■ WHAT IS BEING ASKED
Wherever the word "document" appears in a line, extract that line.

■ RECORDS FOR PROCESSING
** Begin **

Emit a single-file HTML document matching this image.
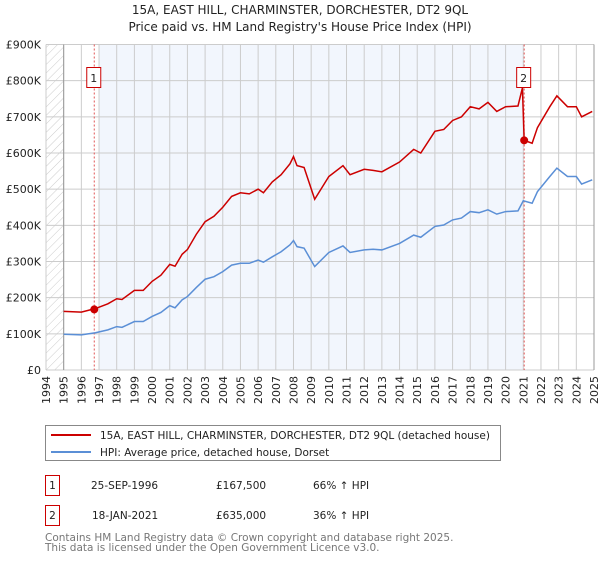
<!DOCTYPE html>
<html><head><meta charset="utf-8"><style>
body{margin:0;background:#fff;font-family:"Liberation Sans","DejaVu Sans",sans-serif;}
svg text{font-family:"DejaVu Sans","Liberation Sans",sans-serif;}
</style></head><body>
<svg id="chart" width="600" height="560" viewBox="0 0 600 560" xmlns="http://www.w3.org/2000/svg">
<defs><pattern id="hatch" width="6" height="6" patternUnits="userSpaceOnUse" patternTransform="rotate(45)"><line x1="0" y1="0" x2="0" y2="6" stroke="#ccc" stroke-width="1"/></pattern></defs>
<text x="300" y="14" font-size="12" text-anchor="middle" fill="#222">15A, EAST HILL, CHARMINSTER, DORCHESTER, DT2 9QL</text>
<text x="300" y="31" font-size="12" text-anchor="middle" fill="#222">Price paid vs. HM Land Registry's House Price Index (HPI)</text>
<g id="plot"></g>
<g>
<rect x="45.5" y="425.5" width="455" height="35" fill="#fff" stroke="#888"/>
<line x1="51" y1="435" x2="91" y2="435" stroke="#cc0000" stroke-width="2"/>
<text x="100" y="439" font-size="10.5" fill="#222">15A, EAST HILL, CHARMINSTER, DORCHESTER, DT2 9QL (detached house)</text>
<line x1="51" y1="452" x2="91" y2="452" stroke="#5b8fd6" stroke-width="2"/>
<text x="100" y="456" font-size="10.5" fill="#222">HPI: Average price, detached house, Dorset</text>
</g>
<g font-size="10.5" fill="#222">
<rect x="45.5" y="475.5" width="14" height="20" fill="#fff" stroke="#cc0000"/>
<text x="52.5" y="489" text-anchor="middle">1</text>
<text x="91" y="489">25-SEP-1996</text>
<text x="216" y="489">£167,500</text>
<text x="313" y="489">66% ↑ HPI</text>
<rect x="45.5" y="505.5" width="14" height="20" fill="#fff" stroke="#cc0000"/>
<text x="52.5" y="519" text-anchor="middle">2</text>
<text x="92" y="519">18-JAN-2021</text>
<text x="216" y="519">£635,000</text>
<text x="313" y="519">36% ↑ HPI</text>
</g>
<text x="45" y="541" font-size="10.5" fill="#777">Contains HM Land Registry data © Crown copyright and database right 2025.</text>
<text x="45" y="551" font-size="10.5" fill="#777">This data is licensed under the Open Government Licence v3.0.</text>
</svg>
<script>
const hpiYears=[1995.0,1996.0,1996.8,1997.5,1998.0,1998.3,1999.0,1999.5,2000.0,2000.5,2001.0,2001.3,2001.7,2002.0,2002.5,2003.0,2003.5,2004.0,2004.5,2005.0,2005.5,2006.0,2006.3,2006.8,2007.3,2007.8,2008.0,2008.2,2008.6,2009.2,2010.0,2010.8,2011.2,2012.0,2012.5,2013.0,2014.0,2014.8,2015.2,2016.0,2016.5,2017.0,2017.5,2018.0,2018.5,2019.0,2019.5,2020.0,2020.7,2021.0,2021.5,2021.8,2022.5,2022.9,2023.5,2024.0,2024.3,2024.9];
const hpiValues=[99,97,103,111,120,118,134,134,148,159,178,172,194,203,228,251,258,272,290,295,295,304,298,313,327,346,358,341,337,286,325,343,325,332,334,332,350,373,367,397,401,415,420,438,435,443,431,438,440,468,461,493,535,558,535,535,514,526];
const priceYears=[1995.0,1996.0,1996.8,1997.5,1998.0,1998.3,1999.0,1999.5,2000.0,2000.5,2001.0,2001.3,2001.7,2002.0,2002.5,2003.0,2003.5,2004.0,2004.5,2005.0,2005.5,2006.0,2006.3,2006.8,2007.3,2007.8,2008.0,2008.2,2008.6,2009.2,2010.0,2010.8,2011.2,2012.0,2012.5,2013.0,2014.0,2014.8,2015.2,2016.0,2016.5,2017.0,2017.5,2018.0,2018.5,2019.0,2019.5,2020.0,2020.7,2020.95,2021.05,2021.5,2021.8,2022.5,2022.9,2023.5,2024.0,2024.3,2024.9];
const priceValues=[162,160,170,183,197,195,220,220,245,262,292,287,320,333,375,410,425,450,480,490,487,500,490,520,540,570,590,565,560,472,535,565,540,555,552,548,575,610,600,660,665,690,700,728,722,740,715,728,730,780,635,627,670,728,758,728,728,700,715];
const saleYears=[1996.73,2021.05];
const saleValues=[167.5,635];
const saleLabels=["1","2"];
const yTicks=[0,100,200,300,400,500,600,700,800,900];
const yTickLabels=["£0","£100K","£200K","£300K","£400K","£500K","£600K","£700K","£800K","£900K"];
const xTicks=[1994,1995,1996,1997,1998,1999,2000,2001,2002,2003,2004,2005,2006,2007,2008,2009,2010,2011,2012,2013,2014,2015,2016,2017,2018,2019,2020,2021,2022,2023,2024,2025];

const X0=46,X1=594,Y0=370,Y1=44.5,Y_MIN=1994,Y_MAX=2025;
const xs=y=>X0+(y-Y_MIN)/(Y_MAX-Y_MIN)*(X1-X0);
const ys=v=>Y0-v/900*(Y0-Y1);
const NS="http://www.w3.org/2000/svg";
const plot=document.getElementById('plot');
function mk(tag,attrs,parent){const e=document.createElementNS(NS,tag);for(const k in attrs)e.setAttribute(k,attrs[k]);(parent||plot).appendChild(e);return e;}

let r=mk('rect',{x:X0,y:Y1,width:X1-X0,height:Y0-Y1,fill:'#fff'});


r=mk('rect',{x:X0,y:Y1,width:xs(1995)-X0,height:Y0-Y1,fill:'url(#hatch)'});


r=mk('rect',{x:xs(1997),y:Y1,width:xs(saleYears[1])-xs(1997),height:Y0-Y1,fill:'#f2f6fd'});



xTicks.forEach((t,i)=>{
  const l=mk('line',{x1:xs(t),x2:xs(t),y1:Y1,y2:Y0,stroke:'#ccc','stroke-width':1});
  
  
  const tx=mk('text',{x:0,y:0,'font-size':11,fill:'#222','text-anchor':'end',transform:`translate(${xs(t)+4},${Y0+6}) rotate(-90)`});
  tx.textContent=t;
  
  
});
yTicks.forEach((t,i)=>{
  const l=mk('line',{x1:X0,x2:X1,y1:ys(t),y2:ys(t),stroke:'#ccc','stroke-width':1});
  
  
  const tx=mk('text',{x:41,y:ys(t)+4,'font-size':11,fill:'#222','text-anchor':'end'});
  tx.textContent=yTickLabels[i];
  
  
});
let ax=mk('line',{x1:xs(1995),x2:xs(1995),y1:Y1,y2:Y0,stroke:'#999'});


ax=mk('line',{x1:xs(2025),x2:xs(2025),y1:Y1,y2:Y0,stroke:'#999'});



saleYears.forEach((y,i)=>{
  const l=mk('line',{x1:xs(y),x2:xs(y),y1:Y1,y2:Y0,stroke:'#e05555','stroke-dasharray':'2,2','stroke-width':1});
  
  
});

let p=mk('polyline',{points:hpiYears.map((y,i)=>xs(y)+','+ys(hpiValues[i])).join(' '),fill:'none',stroke:'#5b8fd6','stroke-width':1.5});


p=mk('polyline',{points:priceYears.map((y,i)=>xs(y)+','+ys(priceValues[i])).join(' '),fill:'none',stroke:'#cc0000','stroke-width':1.5});



saleYears.forEach((y,i)=>{
  const c=mk('circle',{cx:xs(y),cy:ys(saleValues[i]),r:4,fill:'#cc0000'});
  
  
  const b=mk('rect',{x:xs(y)-7.5,y:67.5,width:14,height:20,fill:'#fff',stroke:'#cc0000'});
  
  
  const t=mk('text',{x:xs(y)-0.5,y:82,'font-size':11,'text-anchor':'middle',fill:'#222'});
  t.textContent=saleLabels[i];
  
  
});
</script>
</body></html>
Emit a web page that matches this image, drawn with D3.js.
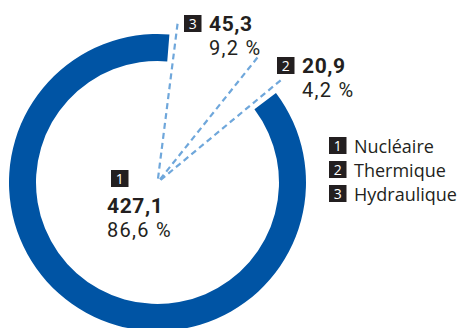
<!DOCTYPE html>
<html><head><meta charset="utf-8">
<script src="https://cdn.jsdelivr.net/npm/d3@7"></script>
<style>body{margin:0;background:#fff}svg{display:block}text{font-family:"Open Sans",Roboto,sans-serif;fill:#231f20}text.num{font-family:Roboto,"Open Sans",sans-serif}</style>
</head><body><svg id="c" width="459" height="328"></svg>
<script>
const categories = ["Nucléaire", "Thermique", "Hydraulique"];
const codes = ["1", "2", "3"];
const values = [427.1, 20.9, 45.3];
const percents = ["86,6 %", "4,2 %", "9,2 %"];
const valueLabels = ["427,1", "20,9", "45,3"];

const svg = d3.select("#c");
const cx = 157.5, cy = 182.5, rOut = 148.5, rIn = 121.5;
const deg = Math.PI / 180;
const g = svg.append("g").attr("transform", `translate(${cx},${cy})`);

// pie order clockwise: Hydraulique, Thermique, Nucléaire
const order = [2, 1, 0];
const start = 4.6 * deg;
const pie = d3.pie().sort(null).value(i => values[i]).startAngle(start).endAngle(start + 2 * Math.PI);
const arcs = pie(order);
const arc = d3.arc().innerRadius(rIn).outerRadius(rOut);
g.selectAll("path.seg").data(arcs).join("path").attr("class", "seg")
  .attr("d", arc)
  .attr("fill", d => d.data === 0 ? "#0054a4" : "none");

const byIdx = {}; arcs.forEach(a => byIdx[a.data] = a);
// leader lines at the edges of the small segments
const leaderAngles = [byIdx[2].startAngle + 2.6 * deg, byIdx[1].startAngle + 1.0 * deg, byIdx[1].endAngle - 2.6 * deg];
const rLead = 161;
g.selectAll("line.lead").data(leaderAngles).join("line").attr("class", "lead")
  .attr("x1", a => Math.sin(a) * 4).attr("y1", a => -Math.cos(a) * 4)
  .attr("x2", a => Math.sin(a) * rLead).attr("y2", a => -Math.cos(a) * rLead)
  .attr("stroke", "#6fa7db").attr("stroke-width", 2.2).attr("stroke-dasharray", "6,4");

// value labels
const labelPos = [[107, 170], [277, 57], [184, 15]];
function badge(sel, x, y, t) {
  sel.append("rect").attr("x", x).attr("y", y).attr("width", 17.5).attr("height", 17).attr("fill", "#231f20");
  sel.append("text").attr("x", x + 8.75).attr("y", y + 14).attr("text-anchor", "middle")
    .attr("font-size", 14).style("fill", "#fff").text(t);
}
[0, 1, 2].forEach(i => {
  const [x, y] = labelPos[i];
  const lg = svg.append("g");
  const tx = i === 0 ? x : x + 25;
  const ty = i === 0 ? y + 43 : y + 16;
  if (i === 0) badge(lg, x + 4, y, codes[i]); else badge(lg, x, y, codes[i]);
  lg.append("text").attr("class", "num").attr("x", tx).attr("y", ty).attr("font-size", 21)
    .attr("font-weight", 700).attr("letter-spacing", 0.6).text(valueLabels[i]);
  lg.append("text").attr("class", "num").attr("x", tx).attr("y", ty + 24).attr("font-size", 20)
    .attr("letter-spacing", 1.3).text(percents[i]);
});

// legend
const leg = svg.append("g").attr("transform", "translate(329,137)");
categories.forEach((c, i) => {
  const row = leg.append("g").attr("transform", `translate(0,${i * 24})`);
  badge(row, 0, 0, codes[i]);
  row.append("text").attr("x", 25).attr("y", 16).attr("font-size", 18).text(c);
});
</script></body></html>
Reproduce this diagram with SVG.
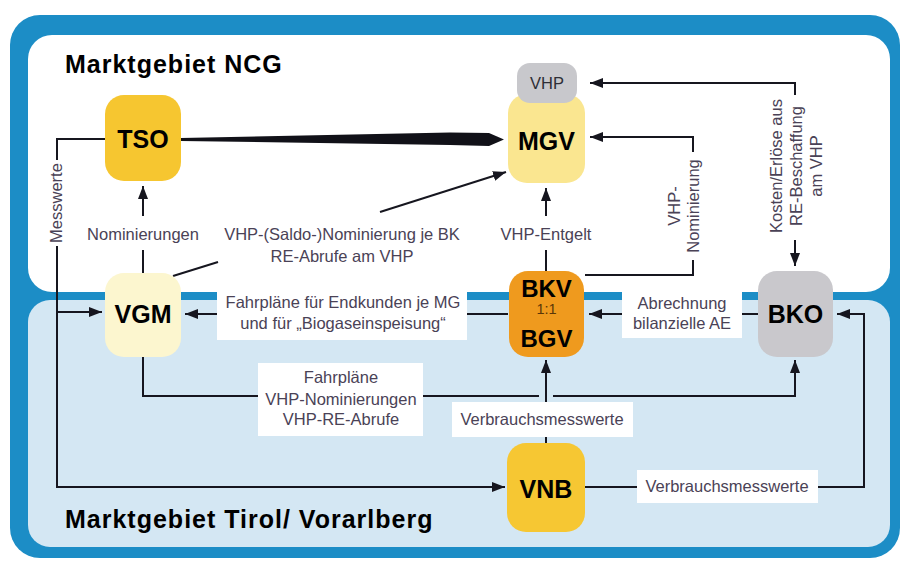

** End **

■ RESPONSE TO THE TASK
Emit a single-file HTML document matching this image.
const plot=document.getElementById('plot');
function mk(tag,attrs,parent){const e=document.createElementNS(NS,tag);for(const k in attrs)e.setAttribute(k,attrs[k]);(parent||plot).appendChild(e);return e;}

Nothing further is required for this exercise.